= WHAT YOU SHOULD DO =
Pictures stay out. Extract the lines below from the first one through the line with "plt.rcParams['lines.scale_dashes'] = False", both included.

= DATASET EXCERPT =
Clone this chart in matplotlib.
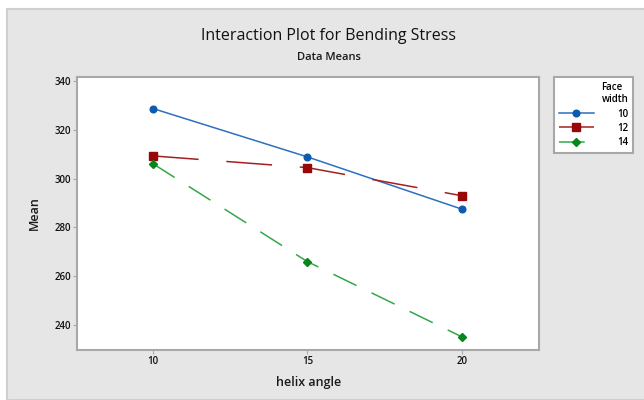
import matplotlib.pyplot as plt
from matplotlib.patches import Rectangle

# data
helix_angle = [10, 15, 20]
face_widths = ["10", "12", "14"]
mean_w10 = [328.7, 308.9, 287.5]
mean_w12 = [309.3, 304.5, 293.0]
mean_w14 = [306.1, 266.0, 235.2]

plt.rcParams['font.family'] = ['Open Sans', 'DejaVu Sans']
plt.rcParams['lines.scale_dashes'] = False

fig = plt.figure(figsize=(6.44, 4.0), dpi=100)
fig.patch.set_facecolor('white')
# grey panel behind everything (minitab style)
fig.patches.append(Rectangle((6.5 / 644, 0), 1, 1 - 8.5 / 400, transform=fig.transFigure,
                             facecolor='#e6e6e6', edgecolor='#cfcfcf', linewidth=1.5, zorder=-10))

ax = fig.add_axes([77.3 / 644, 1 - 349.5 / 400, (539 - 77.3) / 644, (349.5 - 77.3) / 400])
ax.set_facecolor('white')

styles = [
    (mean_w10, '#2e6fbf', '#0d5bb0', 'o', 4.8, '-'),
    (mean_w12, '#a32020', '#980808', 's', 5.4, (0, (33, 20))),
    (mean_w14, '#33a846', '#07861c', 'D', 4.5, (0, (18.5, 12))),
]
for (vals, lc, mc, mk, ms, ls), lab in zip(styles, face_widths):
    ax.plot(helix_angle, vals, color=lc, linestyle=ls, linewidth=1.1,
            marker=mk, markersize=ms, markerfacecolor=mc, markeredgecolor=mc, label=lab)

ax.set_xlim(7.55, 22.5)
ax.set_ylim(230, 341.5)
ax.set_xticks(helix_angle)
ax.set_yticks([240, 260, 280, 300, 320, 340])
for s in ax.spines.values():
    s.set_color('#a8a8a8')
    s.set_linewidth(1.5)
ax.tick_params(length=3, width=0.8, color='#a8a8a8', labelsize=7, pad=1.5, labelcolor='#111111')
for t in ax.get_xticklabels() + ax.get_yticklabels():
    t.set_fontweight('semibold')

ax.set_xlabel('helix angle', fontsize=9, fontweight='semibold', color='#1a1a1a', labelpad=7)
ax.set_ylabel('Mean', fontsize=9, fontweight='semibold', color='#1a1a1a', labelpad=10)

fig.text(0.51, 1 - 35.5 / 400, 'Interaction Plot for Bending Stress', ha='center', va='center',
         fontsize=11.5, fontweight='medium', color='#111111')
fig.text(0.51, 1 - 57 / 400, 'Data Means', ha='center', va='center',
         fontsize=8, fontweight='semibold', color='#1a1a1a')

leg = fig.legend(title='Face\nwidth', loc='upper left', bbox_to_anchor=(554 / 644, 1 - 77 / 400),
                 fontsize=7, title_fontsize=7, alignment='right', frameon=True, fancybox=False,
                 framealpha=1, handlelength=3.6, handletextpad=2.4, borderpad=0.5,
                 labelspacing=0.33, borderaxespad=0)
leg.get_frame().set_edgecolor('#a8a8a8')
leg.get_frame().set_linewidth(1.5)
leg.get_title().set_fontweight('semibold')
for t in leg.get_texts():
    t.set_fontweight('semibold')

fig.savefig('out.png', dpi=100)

= REPLY =
Clone this chart in matplotlib.
import matplotlib.pyplot as plt
from matplotlib.patches import Rectangle

# data
helix_angle = [10, 15, 20]
face_widths = ["10", "12", "14"]
mean_w10 = [328.7, 308.9, 287.5]
mean_w12 = [309.3, 304.5, 293.0]
mean_w14 = [306.1, 266.0, 235.2]

plt.rcParams['font.family'] = ['Open Sans', 'DejaVu Sans']
plt.rcParams['lines.scale_dashes'] = False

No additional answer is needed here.